The issue is .d files, which probably don't support this. So integration into build systems like make or others would be poor.

Maybe we should rename path to file to make it clear that we only support files?

In classical unix terminology, directories are special types of "file"s, but we already have the is_file function in our API (where the "file" is an abbreviation for "regular file") so there is precedent already.

Based on rust-lang/rfcs#3200 (comment) I would have though directories are handled as expected.

FWIW, the tracked_path API now supports tracking any changes within a directory. The change happened alongside the buildscript rerun-if getting that functionality to replace the older, mostly useless behavior of watching the directory entry itself for (i.e. metadata) changes.

Also isn't this already something cargo needs to track e.g. cargo build needs to know if new build targets are added i.e. a src/main.rs is added to a previously library only package, or a new file in src/bin.
Though that's probably a concern at a different level.

Edit:

I think that comment was referring to rust-lang/cargo#8973 though not sure how that effects tracked_path as I don't see a corresponding PR for rust itself.

not sure how that effects tracked_path as I don't see a corresponding PR for rust itself.

rustc outputs .d files (write_out_deps function in compiler/rustc_interface/src/passes.rs), which then get read by cargo.

Cargo then calls the mtime_recursive function:

https://github.com/rust-lang/cargo/blob/11dccd1df09b0f50706d72f6e886b67f1f00b732/src/cargo/core/compiler/fingerprint/mod.rs#L1928

So yeah, you are right, directories are handled (and handled recursively).

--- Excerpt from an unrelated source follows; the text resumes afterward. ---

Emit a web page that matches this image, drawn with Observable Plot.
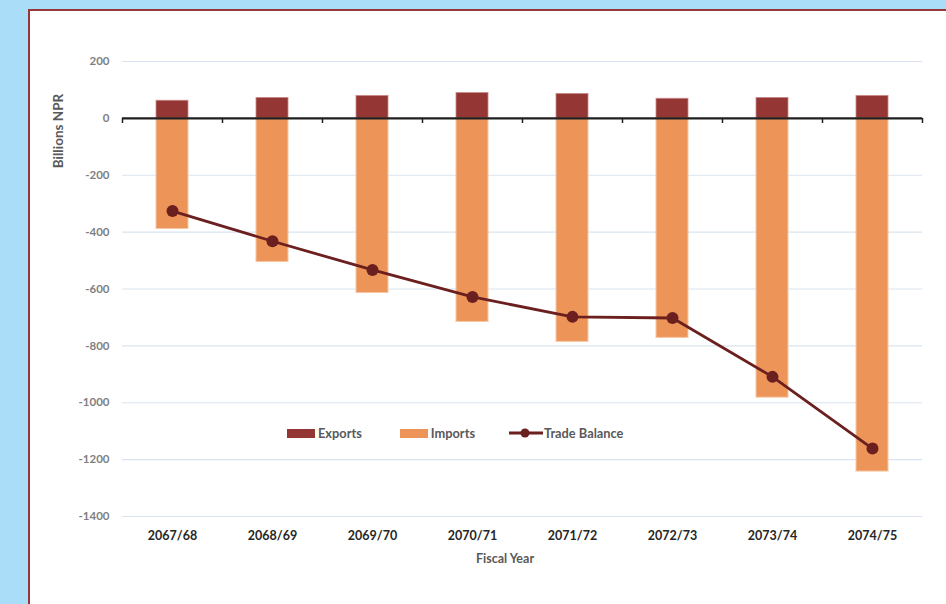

This would need to be properly handled by rust as well in case proc macro outputs are cached in the future (#99515 (comment)), so that the cache is invalidated if the directory content changes. Doesn't help if cargo reruns rustc as it detects the change, but rustc doesn't detect the change and reuses a cached result.

I think this might be a new case to handle for rustc as currently I don't know of anything that enumerates folders. There is module_name.rs vs. module_name/mod.rs, but all I can think of results in a finite list of files that are checked, rather than enumerating a folder.